- Supreme Court of the United States

Decided April 16, 1975
- Full case name: Train v. Natural Resources Defense Council
- Citations: 421 U.S. 60 (more)

Holding
- The EPA must approve a State Implementation Plan if it meets the requisite criteria under the Clean Air Act.

Court membership
- Chief Justice Warren E. Burger Associate Justices William O. Douglas · William J. Brennan Jr. Potter Stewart · Byron White Thurgood Marshall · Harry Blackmun Lewis F. Powell Jr. · William Rehnquist

= Train v. Natural Resources Defense Council, Inc. =

Train v. Natural Resources Defense Council, 421 U.S. 60 (1975), is a United States Supreme Court case in which the Court held that the EPA must approve a State Implementation Plan if it meets the criteria under the Clean Air Act.

==Facts==
The 1970 amendments to the Clean Air Act required states to meet federally mandated air quality standards within a statutorily specified period of time.
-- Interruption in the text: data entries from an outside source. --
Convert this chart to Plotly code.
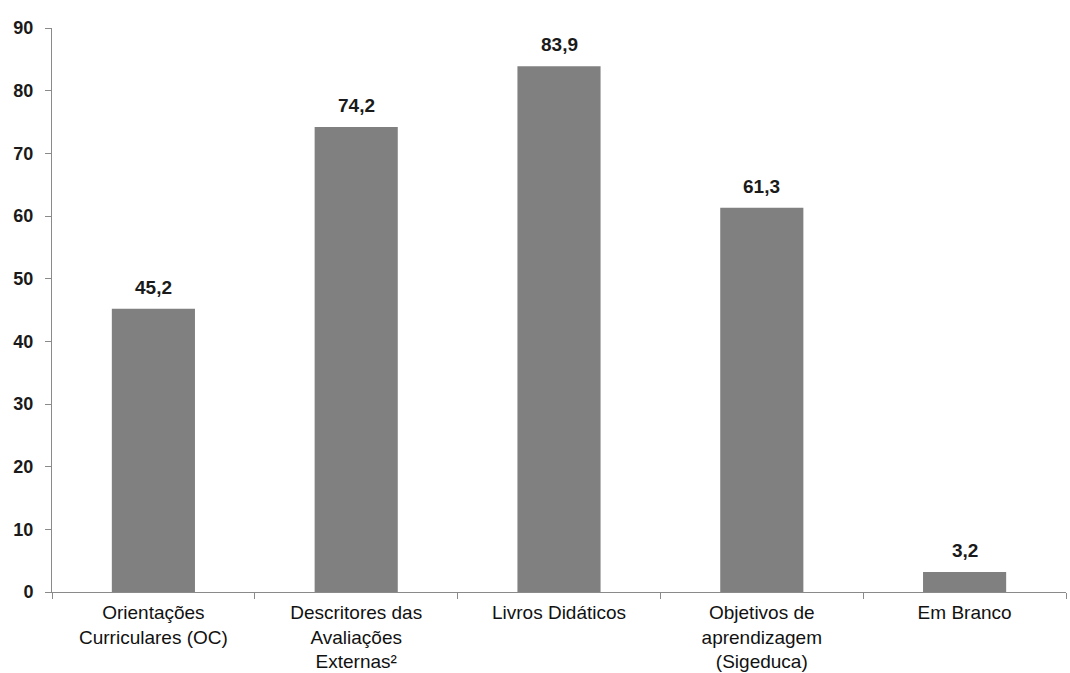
import plotly.graph_objects as go

categories = [
    "Orientações<br>Curriculares (OC)",
    "Descritores das<br>Avaliações<br>Externas²",
    "Livros Didáticos",
    "Objetivos de<br>aprendizagem<br>(Sigeduca)",
    "Em Branco",
]
values = [45.2, 74.2, 83.9, 61.3, 3.2]
y_ticks = [0, 10, 20, 30, 40, 50, 60, 70, 80, 90]

fig = go.Figure()
fig.add_trace(go.Bar(
    x=categories,
    y=values,
    marker=dict(color="#808080", line=dict(width=0)),
    hoverinfo="skip",
))

# value labels above each bar
for c, v in zip(categories, values):
    fig.add_annotation(
        x=c, y=v, text=f"{v:.1f}".replace(".", ","),
        showarrow=False, yanchor="bottom", yshift=9,
        font=dict(family="Liberation Sans, Arial", size=19, color="#1a1a1a", weight="bold"),
    )

axis_color = "#8a8a8a"
fig.update_layout(
    width=1070, height=673,
    margin=dict(l=52, r=4, t=28, b=81, autoexpand=False),
    paper_bgcolor="white", plot_bgcolor="white",
    bargap=0.59,
    showlegend=False,
    separators=",.",
    xaxis=dict(
        type="category",
        showline=True, linecolor=axis_color, linewidth=1,
        ticks="outside", tickson="boundaries", ticklen=6, tickcolor=axis_color,
        showgrid=False, zeroline=False,
        ticklabelstandoff=3,
        tickfont=dict(family="Liberation Sans, Arial", size=19, color="#111111"),
        automargin=False,
    ),
    yaxis=dict(
        range=[0, 90], tickvals=y_ticks,
        showline=True, linecolor=axis_color, linewidth=1,
        ticks="outside", ticklen=6, tickcolor=axis_color,
        showgrid=False, zeroline=False,
        ticklabelstandoff=8,
        tickfont=dict(family="Liberation Sans, Arial", size=18, color="#1a1a1a", weight="bold"),
        automargin=False,
    ),
)

fig.write_html("out.html")
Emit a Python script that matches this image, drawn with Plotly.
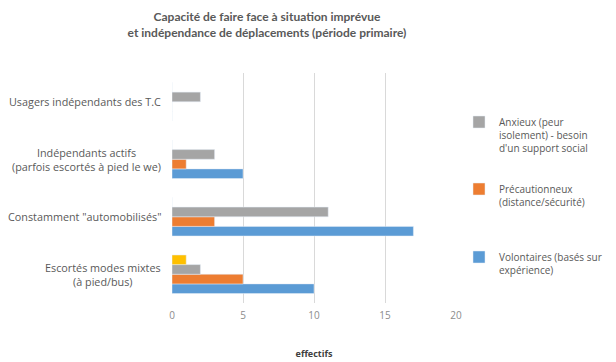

States were directed to submit to the Administrator of the EPA a plan to "implement, attain and maintain" the federally adopted standards within nine months of the promulgation of such standards. The EPA Administrator was required to approve implementation plans meeting the statutory criteria and to promulgate substitutes for those found deficient. A number of states included variance procedures in their implementation plans, which the EPA approved. The NRDC challenged the EPA's approval of Georgia's implementation plan on the grounds that the postponement provision of the Clean Air Act was the only method to modify the state implementation plans. The Fifth Circuit Court of Appeals held that the Georgia plan should not have been approved, and the Supreme Court granted certiorari.

==Opinion==
In an opinion delivered by Justice Rehnquist, the Court concluded that the Fifth Circuit erred in holding that postponements were
the exclusive means by which individual sources could obtain relief from state implementation plans. The Court held that the Fifth Circuit had improperly substituted their judgment for the agency's judgment, and the flexibility in the language of the Clean Air Act left the states with the requisite authority to grant source-specific variances. The Court further held that as long as the "ultimate effect of a State's choice of emission limitations is compliance with the national standards for ambient air," a state is "at liberty to adopt whatever mix of emission limitations it deems best suited to its particular situation."